For many years now, St. Luke has been providing care for children with special needs. While parents often express what a blessing it is to leave their children with caregivers they know and trust, the volunteers who work with these wonderful children would argue the blessing is theirs.
Many of our volunteers come from the ranks of local university students. Whenever they are on break, we need more volunteers from our congregation to make Parents Night Out possible. Friday, March 7 is another one of those dates where we will need extra volunteers.
If you haven’t ever considered serving in this way, you don’t know what you are missing! We recently asked our own Kent and Kellie Felgner about their experience volunteering at Parents Night Out. Check out what they have to say about how much this service has benefited their whole family. Then contact our Parents Night Out coordinator, Pam Kamrath (firstname.lastname@example.org), to volunteer on the March 7 date.
How would you describe what happens at Parents Night Out?
We show up at St Luke to hang out and be embraced by a group of kids with the biggest smiles, biggest hugs, and biggest energy and a group of volunteers with the biggest hearts. We join in playing, dancing, singing, drawing, painting, talking, laughing, and eating, with an occasional meltdown in the mix to keep things real.
How long have you been doing this now? Who in your family volunteers?
We all join–parents and teenagers–and have been for about 5 years. Kellie and Eliana enjoy the nursery with the younger children–no arm twisting required there! Camden pitches in where needed, often being paired as a child’s awesome buddy for the night. The older kids and siblings put up with Kent.
What do the parents think about Parents Night Out?
Be prepared, the parents will not leave without showering thanks! For many families, caregivers are hard to come by and relatives are not in the local area. Parents Night Out might be one of the few opportunities for Mom or Dad to have an evening to relax and recharge.
What do you get out of the experience? Why do you keep doing it?
The gospel writer tells the story of Jesus healing the man born blind. Jesus answers the “Why” question about the man’s special need by saying “… this happened so that the work of God might be displayed in his life” (John 9:3).

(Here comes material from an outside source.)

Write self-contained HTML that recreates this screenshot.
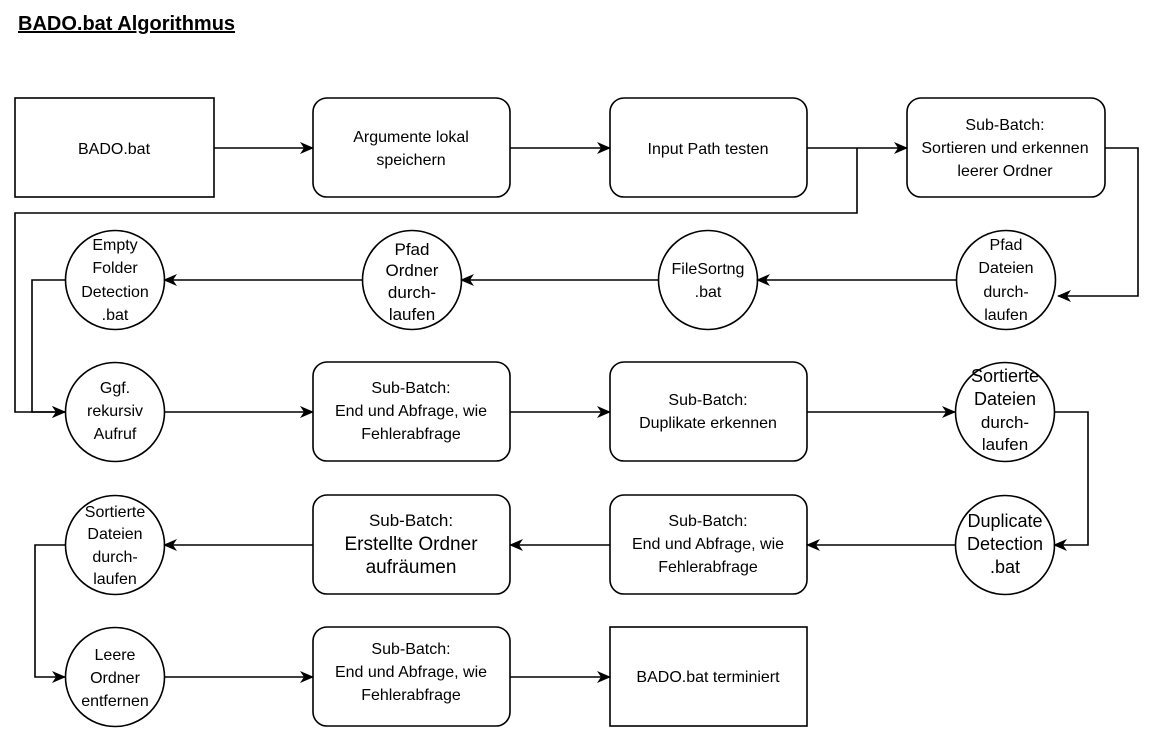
<!DOCTYPE html>
<html><head><meta charset="utf-8"><style>
body{margin:0;background:#fff;}
svg{display:block;font-family:"Liberation Sans",Arial,sans-serif;}
</style></head><body>
<svg width="1156" height="741" viewBox="0 0 1156 741" xmlns="http://www.w3.org/2000/svg">
<defs><marker id="a" markerWidth="14" markerHeight="12" refX="13" refY="6" orient="auto" markerUnits="userSpaceOnUse"><path d="M0,0 L14,6 L0,12 L4,6 Z" fill="#000"/></marker></defs>
<text x="18" y="30" font-size="20" font-weight="bold" text-decoration="underline">BADO.bat Algorithmus</text>
<g fill="none" stroke="#000" stroke-width="1.6">
<rect x="15" y="98" width="199" height="99"/>
<rect x="313" y="98" width="197" height="99" rx="14"/>
<rect x="610" y="98" width="197" height="99" rx="14"/>
<rect x="907" y="98" width="198" height="99" rx="14"/>
<circle cx="115" cy="280" r="49.5"/><circle cx="412" cy="280" r="49.5"/><circle cx="708" cy="280" r="49.5"/><circle cx="1006" cy="280" r="49.5"/>
<circle cx="115" cy="412" r="49.5"/>
<rect x="313" y="362" width="197" height="99" rx="14"/>
<rect x="610" y="362" width="197" height="99" rx="14"/>
<circle cx="1005" cy="412" r="49.5"/>
<circle cx="115" cy="545" r="49.5"/>
<rect x="313" y="495" width="197" height="99" rx="14"/>
<rect x="610" y="495" width="197" height="99" rx="14"/>
<circle cx="1005" cy="545" r="49.5"/>
<circle cx="115" cy="677" r="49.5"/>
<rect x="313" y="627" width="197" height="99" rx="14"/>
<rect x="610" y="627" width="197" height="99"/>
<g marker-end="url(#a)">
<path d="M214,148H313"/><path d="M510,148H610"/><path d="M807,148H907"/>
<path d="M857,148V213H15V412H65"/>
<path d="M1105,148H1138V296H1058"/>
<path d="M956,280H757"/><path d="M659,280H461"/><path d="M363,280H164"/>
<path d="M65,280H32V412H65"/>
<path d="M164,412H313"/><path d="M510,412H610"/><path d="M807,412H955"/>
<path d="M1054,412H1088V545H1054"/>
<path d="M956,545H807"/><path d="M610,545H510"/><path d="M313,545H164"/>
<path d="M65,545H35V677H65"/>
<path d="M164,677H313"/><path d="M510,677H610"/>
</g></g>
<g font-size="16" text-anchor="middle" fill="#000">
<text x="114" y="154">BADO.bat</text>
<text x="411" y="142">Argumente lokal</text><text x="411" y="165">speichern</text>
<text x="708" y="154">Input Path testen</text>
<text x="1005" y="130">Sub-Batch:</text><text x="1005" y="153">Sortieren und erkennen</text><text x="1005" y="176">leerer Ordner</text>
<text x="115" y="250">Empty</text><text x="115" y="273">Folder</text><text x="115" y="297">Detection</text><text x="115" y="320">.bat</text>
<text x="412" y="255" font-size="17">Pfad</text><text x="412" y="276" font-size="17">Ordner</text><text x="412" y="298" font-size="17">durch-</text><text x="412" y="320" font-size="17">laufen</text>
<text x="708" y="274">FileSortng</text><text x="708" y="297">.bat</text>
<text x="1006" y="250">Pfad</text><text x="1006" y="273">Dateien</text><text x="1006" y="297">durch-</text><text x="1006" y="320">laufen</text>
<text x="115" y="393">Ggf.</text><text x="115" y="416">rekursiv</text><text x="115" y="439">Aufruf</text>
<text x="411" y="393">Sub-Batch:</text><text x="411" y="416">End und Abfrage, wie</text><text x="411" y="439">Fehlerabfrage</text>
<text x="708" y="405">Sub-Batch:</text><text x="708" y="428">Duplikate erkennen</text>
<text x="1005" y="382" font-size="18">Sortierte</text><text x="1005" y="405" font-size="18">Dateien</text><text x="1005" y="428" font-size="17">durch-</text><text x="1005" y="450" font-size="17">laufen</text>
<text x="115" y="517">Sortierte</text><text x="115" y="539">Dateien</text><text x="115" y="562">durch-</text><text x="115" y="584">laufen</text>
<text x="411" y="526" font-size="17">Sub-Batch:</text><text x="411" y="550" font-size="19">Erstellte Ordner</text><text x="411" y="573" font-size="19">aufräumen</text>
<text x="708" y="526">Sub-Batch:</text><text x="708" y="549">End und Abfrage, wie</text><text x="708" y="572">Fehlerabfrage</text>
<text x="1005" y="527" font-size="18">Duplicate</text><text x="1005" y="550" font-size="18">Detection</text><text x="1005" y="573" font-size="18">.bat</text>
<text x="115" y="660">Leere</text><text x="115" y="683">Ordner</text><text x="115" y="706">entfernen</text>
<text x="411" y="654">Sub-Batch:</text><text x="411" y="677">End und Abfrage, wie</text><text x="411" y="700">Fehlerabfrage</text>
<text x="708" y="682">BADO.bat  terminiert</text>
</g>
</svg>
</body></html>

It’s a pretty awesome blessing to come alongside the kids and to see God at work.
Were you nervous the first time you volunteered? How did you decide to take the plunge?
Absolutely. My childhood memories include going to my great grandma’s house with fear and trembling. My mom’s special needs cousin lived there and she pulled hair hard! So I didn’t hear very clearly when Deaconess Sara announced in church that volunteers were needed to help with special needs ministry.
Kellie signed us up–it is sometimes tough when your wife is an instrument of the Holy Spirit. After that first time, we were hooked.
Do you have to have special training to care for special needs children?
Special training is offered once a year. However, there is an entire spectrum of need. Some of the kids are siblings. Some are high functioning. Some are in wheelchairs. So while training is certainly helpful, it is not required. There are enough slots to serve so you won’t be in over your head or past your comfort level.
What’s your favorite part?
Being next to the kids (special needs kids and college student volunteers), doing whatever , when they are involved in the moment and happy to be there. Joy is contagious!
Has this service affected your relationships as a family? Your relationship with Jesus?
People serve for many reasons. For us, it is an opportunity to share the love that we’ve received: “As each has received a gift, use it to serve others, as good stewards of God’s varied grace” (1 Peter 4:10). However simple or small, investing time and talent to God’s glory is part of our kingdom work.